Ali chose to stick to his familiar view, honed in experience no doubt, that mass movements and not parliamentary approaches would eventually bring about the needed change. But he did ask Arundhati Roy whether a challenge could be thrown by India’s bourgeois parties to Narendra Modi over human rights abuses in Kashmir and generally against his antagonism towards the poor, the minorities, and the country’s left and liberal activists, far too many of whom have been thrown in prison.

Corbyn referred to India but more positively. He took heart from the support he saw from practically all communities for Indian Muslims in their campaign against a religiously discriminatory citizenship law. The state turned it into a communal slugfest.

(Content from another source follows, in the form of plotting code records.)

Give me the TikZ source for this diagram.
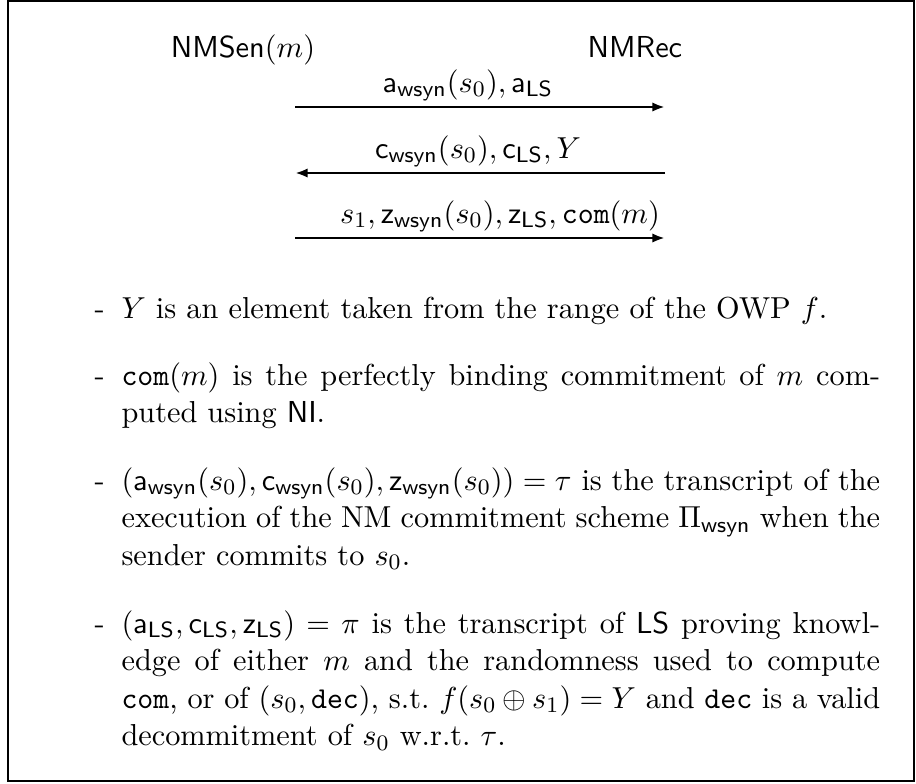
\documentclass[tikz,border=0pt]{standalone}
\usepackage{amsmath}
\usepackage{tikz}
\usetikzlibrary{arrows.meta}

\begin{document}
\begin{tikzpicture}[x=0.3612pt, y=-0.3612pt,
  hdr/.style={font=\fontsize{11.2}{13.6}\selectfont, inner sep=0pt, anchor=base},
  lbl/.style={font=\fontsize{10.95}{13.6}\selectfont, inner sep=0pt, anchor=base},
  msg/.style={-{Latex[length=4.6pt,width=3.4pt]}, line width=1pt},
  itemmark/.style={font=\fontsize{10.95}{13.6}\selectfont, inner sep=0pt, anchor=base west},
  itemtext/.style={font=\fontsize{10.95}{13.6}\selectfont, inner sep=0pt, anchor=base west,
    text width=274pt, align=justify}]

  \useasboundingbox (0,0) rectangle (916,783);
  \draw[line width=0.4pt] (8,1) rectangle (914,781);

  % parties
  \node[hdr] (sen) at (243,57) {$\mathsf{NMSen}(m)$};
  \node[hdr] (rec) at (635,57) {$\mathsf{NMRec}$};

  % message ends
  \coordinate (s1) at (295,107);
  \coordinate (r1) at (665,107);
  \coordinate (s2) at (295,173);
  \coordinate (r2) at (665,173);
  \coordinate (s3) at (295,238);
  \coordinate (r3) at (665,238);

  \node[lbl] (m1) at (468,92) {$\mathsf{a}_{\mathsf{wsyn}}(s_0), \mathsf{a}_{\mathsf{LS}}$};
  \node[lbl] (m2) at (478,158) {$\mathsf{c}_{\mathsf{wsyn}}(s_0), \mathsf{c}_{\mathsf{LS}}, Y$};
  \node[lbl] (m3) at (500,223) {$s_1, \mathsf{z}_{\mathsf{wsyn}}(s_0), \mathsf{z}_{\mathsf{LS}}, \mathtt{com}(m)$};

  \draw[msg] (s1) -- (r1);
  \draw[msg] (r2) -- (s2);
  \draw[msg] (s3) -- (r3);

  % remarks
  \node[itemmark] (d1) at (94,318) {-};
  \node[itemtext] (t1) at (121,318) {$Y$ is an element taken from the range of the OWP $f$.};

  \node[itemmark] (d2) at (94,385) {-};
  \node[itemtext] (t2) at (121,385) {$\mathtt{com}(m)$ is the perfectly binding commitment of $m$ com-\linebreak puted using $\mathsf{NI}$.};

  \node[itemmark] (d3) at (94,490) {-};
  \node[itemtext] (t3) at (121,490) {$(\mathsf{a}_{\mathsf{wsyn}}(s_0), \mathsf{c}_{\mathsf{wsyn}}(s_0), \mathsf{z}_{\mathsf{wsyn}}(s_0)) = \tau$ is the transcript of the\linebreak execution of the NM commitment scheme $\Pi_{\mathsf{wsyn}}$ when the\linebreak sender commits to $s_0$.};

  \node[itemmark] (d4) at (94,633) {-};
  \node[itemtext] (t4) at (121,633) {$(\mathsf{a}_{\mathsf{LS}}, \mathsf{c}_{\mathsf{LS}}, \mathsf{z}_{\mathsf{LS}}) = \pi$ is the transcript of $\mathsf{LS}$ proving knowl-\linebreak edge of either $m$ and the randomness used to compute\linebreak $\mathtt{com}$, or of $(s_0, \mathtt{dec})$, s.t.\ $f(s_0 \oplus s_1) = Y$ and $\mathtt{dec}$ is a valid\linebreak decommitment of $s_0$ w.r.t.\ $\tau$.};
\end{tikzpicture}
\end{document}
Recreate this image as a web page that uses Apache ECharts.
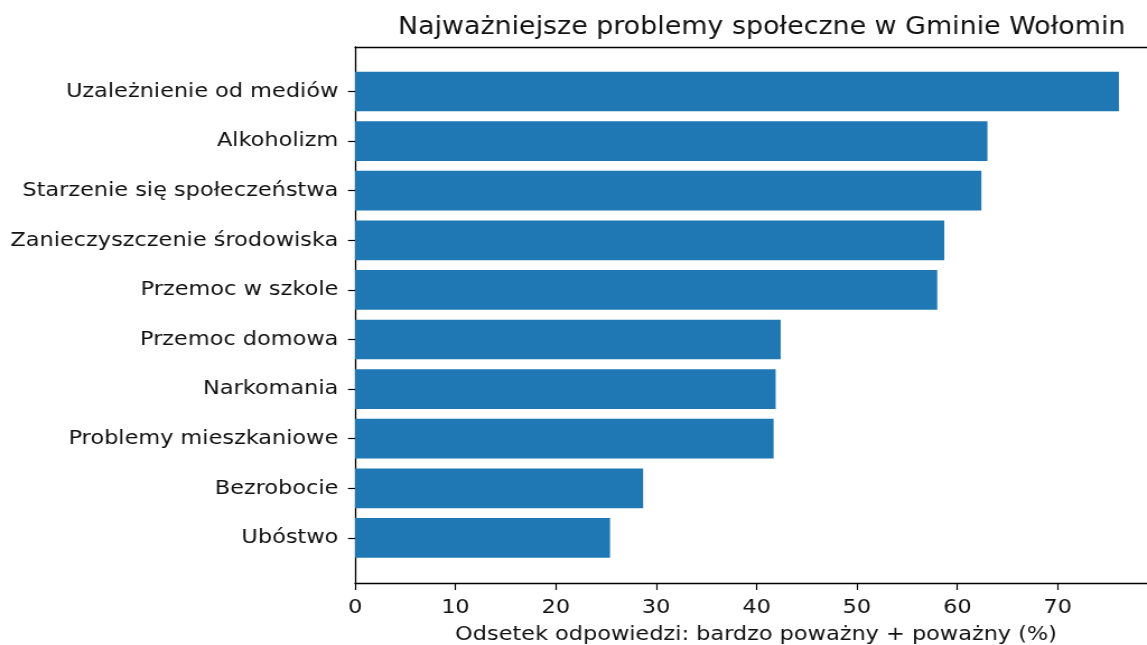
<!DOCTYPE html>
<html>
<head>
<meta charset="utf-8">
<script src="https://cdn.jsdelivr.net/npm/echarts@6/dist/echarts.min.js"></script>
<style>
html,body{margin:0;padding:0;background:#fff;overflow:hidden;}
#wrap{width:1147px;height:645px;overflow:hidden;}
#chart{width:1024px;height:645px;transform:scaleX(1.1201);transform-origin:0 0;}
</style>
</head>
<body>
<div id="wrap"><div id="chart"></div></div>
<script>
const title = 'Najważniejsze problemy społeczne w Gminie Wołomin';
const xAxisName = 'Odsetek odpowiedzi: bardzo poważny + poważny (%)';
const categories = [
  'Uzależnienie od mediów',
  'Alkoholizm',
  'Starzenie się społeczeństwa',
  'Zanieczyszczenie środowiska',
  'Przemoc w szkole',
  'Przemoc domowa',
  'Narkomania',
  'Problemy mieszkaniowe',
  'Bezrobocie',
  'Ubóstwo'
];
const values = [76.1, 63.0, 62.4, 58.7, 58.0, 42.4, 41.9, 41.7, 28.7, 25.4];
const xTicks = [0, 10, 20, 30, 40, 50, 60, 70];

const FONT = 'DejaVu Sans';
const TXT = '#111';
const xMax = 79.9;
const spine = {show: true, onZero: false, lineStyle: {color: '#000', width: 1.3}};

const chart = echarts.init(document.getElementById('chart'), null, {renderer: 'canvas'});
chart.setOption({
  backgroundColor: '#fff',
  animation: false,
  title: {
    text: title,
    left: 675, textAlign: 'center', top: 11,
    textStyle: {fontFamily: FONT, fontSize: 24, fontWeight: 'normal', color: TXT}
  },
  grid: [
    {left: 317, top: 47, width: 716, height: 536, containLabel: false, outerBoundsMode: 'none'},
    {left: 317, top: 66.7, width: 716, height: 496, containLabel: false, outerBoundsMode: 'none'}
  ],
  xAxis: [
    {
      gridIndex: 0, type: 'value', min: 0, max: xMax,
      position: 'bottom',
      axisLine: spine,
      axisTick: {show: true, inside: false, length: 7, customValues: xTicks,
                 lineStyle: {color: '#000', width: 1.2}},
      axisLabel: {show: true, margin: 15, fontFamily: FONT, fontSize: 20, color: TXT,
                  customValues: xTicks},
      splitLine: {show: false},
      name: xAxisName, nameLocation: 'middle', nameGap: 42,
      nameTextStyle: {fontFamily: FONT, fontSize: 20, color: TXT}
    },
    {
      gridIndex: 0, type: 'value', min: 0, max: xMax, position: 'top',
      axisLine: spine, axisTick: {show: false}, axisLabel: {show: false}, splitLine: {show: false}
    },
    {
      gridIndex: 1, type: 'value', min: 0, max: xMax, show: false, splitLine: {show: false}
    }
  ],
  yAxis: [
    {
      gridIndex: 0, type: 'value', min: 0, max: 1, position: 'left',
      axisLine: spine, axisTick: {show: false}, axisLabel: {show: false}, splitLine: {show: false}
    },
    {
      gridIndex: 0, type: 'value', min: 0, max: 1, position: 'right',
      axisLine: spine, axisTick: {show: false}, axisLabel: {show: false}, splitLine: {show: false}
    },
    {
      gridIndex: 1, type: 'category', data: categories, inverse: true,
      boundaryGap: true,
      axisLine: {show: false, onZero: false},
      axisTick: {show: true, alignWithLabel: true, inside: false, length: 6.3,
                 lineStyle: {color: '#000', width: 1.2}},
      axisLabel: {margin: 15, fontFamily: FONT, fontSize: 20, color: TXT},
      splitLine: {show: false}
    }
  ],
  series: [
    {
      type: 'bar', xAxisIndex: 2, yAxisIndex: 2,
      data: values, barWidth: '80%',
      itemStyle: {color: '#1f77b4'},
      silent: true
    }
  ]
});
</script>
</body>
</html>
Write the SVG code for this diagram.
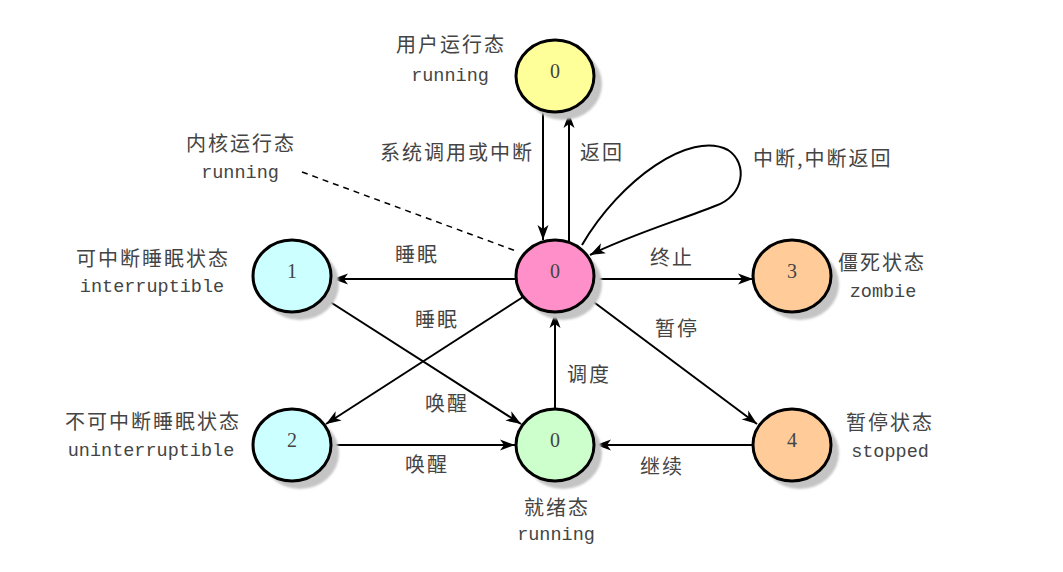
<svg xmlns="http://www.w3.org/2000/svg" width="1063" height="572" viewBox="0 0 1063 572">
<defs>
<marker id="ah" markerWidth="16" markerHeight="12" refX="15" refY="6" orient="auto" markerUnits="userSpaceOnUse">
<path d="M0,0.5 L15,6 L0,11.5 L4,6 Z" fill="#000"/>
</marker>
<filter id="blur" x="-20%" y="-20%" width="140%" height="140%"><feGaussianBlur stdDeviation="1.2"/></filter>
</defs>
<style>
.shadow{fill:#c4c4c4;filter:url(#blur)}
.node{stroke:#000;stroke-width:3}
.num{font-family:"Liberation Serif",serif;font-size:20px;fill:#444;text-anchor:middle}
.cn{font-family:"Noto Sans CJK SC",sans-serif;font-size:20px;fill:#444;letter-spacing:2px}
.en{font-family:"Liberation Mono",monospace;font-size:18.5px;fill:#444}
.mid{text-anchor:middle}
.edge{stroke:#000;stroke-width:2;fill:none}
</style>
<rect width="1063" height="572" fill="#fff"/>

<g id="connectors">
<line class="edge" x1="543" y1="112" x2="543" y2="240" marker-end="url(#ah)"/>
<line class="edge" x1="569" y1="241" x2="569" y2="113" marker-end="url(#ah)"/>
<line class="edge" x1="516" y1="279" x2="333" y2="279" marker-end="url(#ah)"/>
<line class="edge" x1="594" y1="279" x2="753" y2="279" marker-end="url(#ah)"/>
<line class="edge" x1="523" y1="297" x2="326" y2="424" marker-end="url(#ah)"/>
<line class="edge" x1="587" y1="297" x2="757" y2="424" marker-end="url(#ah)"/>
<line class="edge" x1="324" y1="298" x2="521" y2="424" marker-end="url(#ah)"/>
<line class="edge" x1="555" y1="409" x2="555" y2="313" marker-end="url(#ah)"/>
<line class="edge" x1="333" y1="445" x2="515" y2="445" marker-end="url(#ah)"/>
<line class="edge" x1="754" y1="445" x2="596" y2="445" marker-end="url(#ah)"/>
<path class="edge" d="M582 245 C620 180,690 130,728 150 C748 163,745 196,715 206 C680 220,630 235,590 255" marker-end="url(#ah)"/>
<line x1="302" y1="172" x2="516" y2="251" stroke="#000" stroke-width="1.5" stroke-dasharray="6,5"/>
</g>

<g id="node-user">
<ellipse class="shadow" cx="563" cy="84" rx="39" ry="36"/>
<ellipse class="node" cx="555" cy="76" rx="39" ry="36" fill="#ffff99"/>
<text class="num" x="555" y="78">0</text>
</g>
<g id="node-kernel">
<ellipse class="shadow" cx="563" cy="284" rx="39" ry="36"/>
<ellipse class="node" cx="555" cy="276" rx="39" ry="36" fill="#ff8fc8"/>
<text class="num" x="555" y="278">0</text>
</g>
<g id="node-1">
<ellipse class="shadow" cx="300" cy="284" rx="39" ry="36"/>
<ellipse class="node" cx="292" cy="276" rx="39" ry="36" fill="#ccffff"/>
<text class="num" x="292" y="278">1</text>
</g>
<g id="node-3">
<ellipse class="shadow" cx="800" cy="284" rx="39" ry="36"/>
<ellipse class="node" cx="792" cy="276" rx="39" ry="36" fill="#ffcc99"/>
<text class="num" x="792" y="278">3</text>
</g>
<g id="node-2">
<ellipse class="shadow" cx="300" cy="453" rx="39" ry="36"/>
<ellipse class="node" cx="292" cy="445" rx="39" ry="36" fill="#ccffff"/>
<text class="num" x="292" y="447">2</text>
</g>
<g id="node-ready">
<ellipse class="shadow" cx="563" cy="453" rx="39" ry="36"/>
<ellipse class="node" cx="555" cy="445" rx="39" ry="36" fill="#ccffcc"/>
<text class="num" x="555" y="447">0</text>
</g>
<g id="node-4">
<ellipse class="shadow" cx="800" cy="453" rx="39" ry="36"/>
<ellipse class="node" cx="792" cy="445" rx="39" ry="36" fill="#ffcc99"/>
<text class="num" x="792" y="447">4</text>
</g>

<g id="labels">
<text class="cn mid" x="451" y="52">用户运行态</text>
<text class="en mid" x="450" y="81">running</text>
<text class="cn mid" x="241" y="151">内核运行态</text>
<text class="en mid" x="240" y="178">running</text>
<text class="cn mid" x="153" y="266">可中断睡眠状态</text>
<text class="en mid" x="152" y="292">interruptible</text>
<text class="cn mid" x="153" y="429">不可中断睡眠状态</text>
<text class="en mid" x="151" y="456">uninterruptible</text>
<text class="cn mid" x="882" y="270">僵死状态</text>
<text class="en mid" x="883" y="297">zombie</text>
<text class="cn mid" x="890" y="430">暂停状态</text>
<text class="en mid" x="890" y="457">stopped</text>
<text class="cn mid" x="557" y="515">就绪态</text>
<text class="en mid" x="556" y="540">running</text>

<text class="cn" x="380" y="160">系统调用或中断</text>
<text class="cn" x="580" y="160">返回</text>
<text class="cn" x="753" y="166">中断,中断返回</text>
<text class="cn" x="395" y="262">睡眠</text>
<text class="cn" x="650" y="265">终止</text>
<text class="cn" x="415" y="327">睡眠</text>
<text class="cn" x="655" y="336">暂停</text>
<text class="cn" x="567" y="382">调度</text>
<text class="cn" x="425" y="411">唤醒</text>
<text class="cn" x="405" y="472">唤醒</text>
<text class="cn" x="640" y="474">继续</text>
</g>
</svg>
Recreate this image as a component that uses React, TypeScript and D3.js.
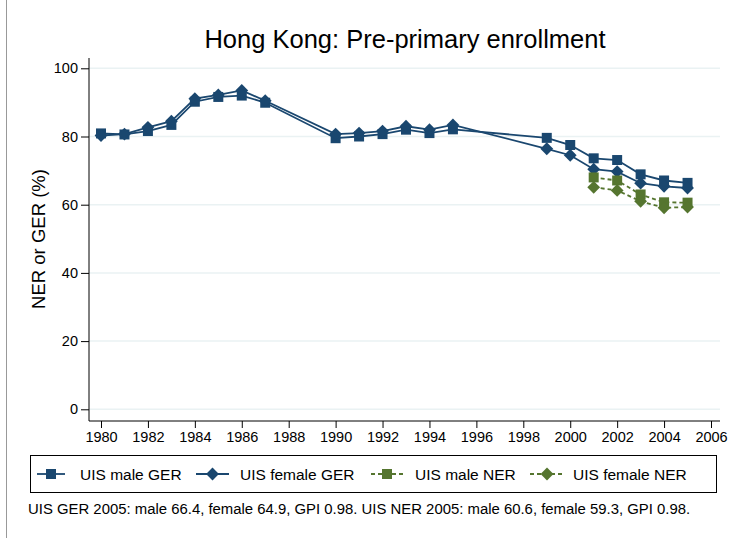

Arundhati Roy disabused both of their easy notions of the Indian situation. The knee and neck — reference to the way George Floyd was choked to death by the policeman — were interlocked across the world, she said. Kashmir was not bereft of this high-handedness nor was the rest of India. Roy gave credit to Rahul Gandhi as one opposition leader who was speaking out against the oppressive Indian regime. Sadly, he seems to be alone.

It was an engaging discussion, and the format attracted large participation. It was of course no substitute for Tariq Ali leading the students in a historic 1968 students’ uprising in Europe, or Jeremy Corbyn addressing an anti-Trump rally in Trafalgar Square during his visit, or Arundhati Roy preferring imprisonment over tendering apology to the supreme court. As happens with online discussions, not everyone was completely attentive. For example, someone in the audience wrote to ask if Ms Roy was single. She must have laughed, perhaps saying: “Singular”.